Itaypk
Itaypk

Reputation: 1133

SQL Server merge replication causes foreign key failures

In my application, using SQL Server 2005, I'm having two tables, let's call them Table A and Table B; a foreign key constraint is defined on Table B, referencing the primary-key column in Table A, which is an auto-generated integer ID. I'm running the following simple transaction:

Start transaction
Insert a row to table A
Retrieve the last-generated ID ("SELECT @@IDENTITY ... ")
Insert data to table B, using this ID
Commit

It all works well, until I'm trying to create merge replication (continuous) with another SQL Server 2005. Both publisher and subscriber now fail this transaction when trying to insert data to table B, because of foreign key constraint failure:

The INSERT statement conflicted with the FOREIGN KEY constraint "FK_TableB_TableA". The conflict occurred in database "MyDB", table "TableA", column 'ID'.

I was not able to make it work by committing after inserting data to table A. However, after removing the merge replication, everything worked. The database code is written in C++, using ADO.

Is the replication interfering with the transaction anyhow? Any other possible explanation?

Upvotes: 1

Views: 1111

Answers (2)

Itaypk
Itaypk

Reputation: 1133

Looks like the issue is related to the scope of the @@IDENTITY function.

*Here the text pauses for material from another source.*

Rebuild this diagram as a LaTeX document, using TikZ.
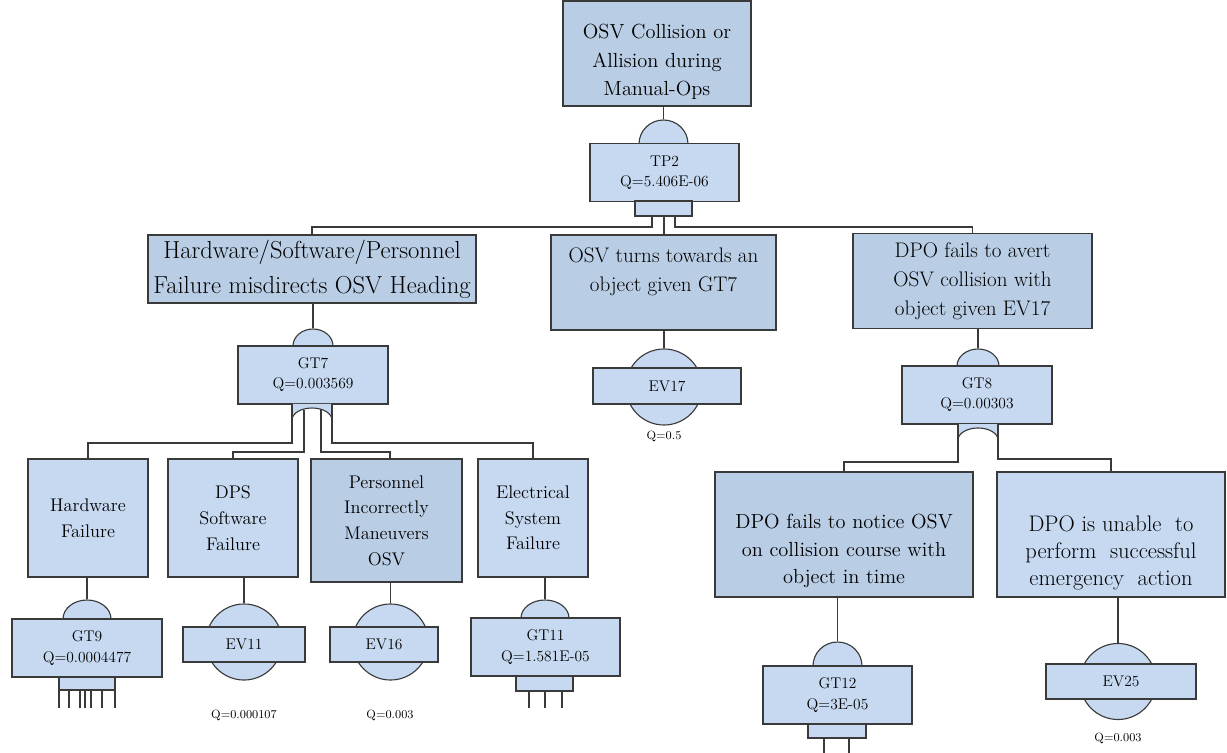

When I used LAST_IDENT('TableB') instead, things seem to work.

As described in MSDN:

  • IDENT_CURRENT returns the last identity value generated for a specific table in any session and any scope.
  • @@IDENTITY returns the last identity value generated for any table in the current session, across all scopes.
  • SCOPE_IDENTITY returns the last identity value generated for any table in the current session and the current scope.

Upvotes: 0

John Sansom
John Sansom

Reputation: 41879

Are the Primary Key values on Table A at both server nodes discrete from one another (In other words are you using Identity Range management at each node)?

Also, has the Foreign Key constraint been configured with the Not For Replication property?

I would assume that because your Foreign Key constraint has already been enforced locally at the Publisher, that you do not need to re-check it when merging with the Subscriber.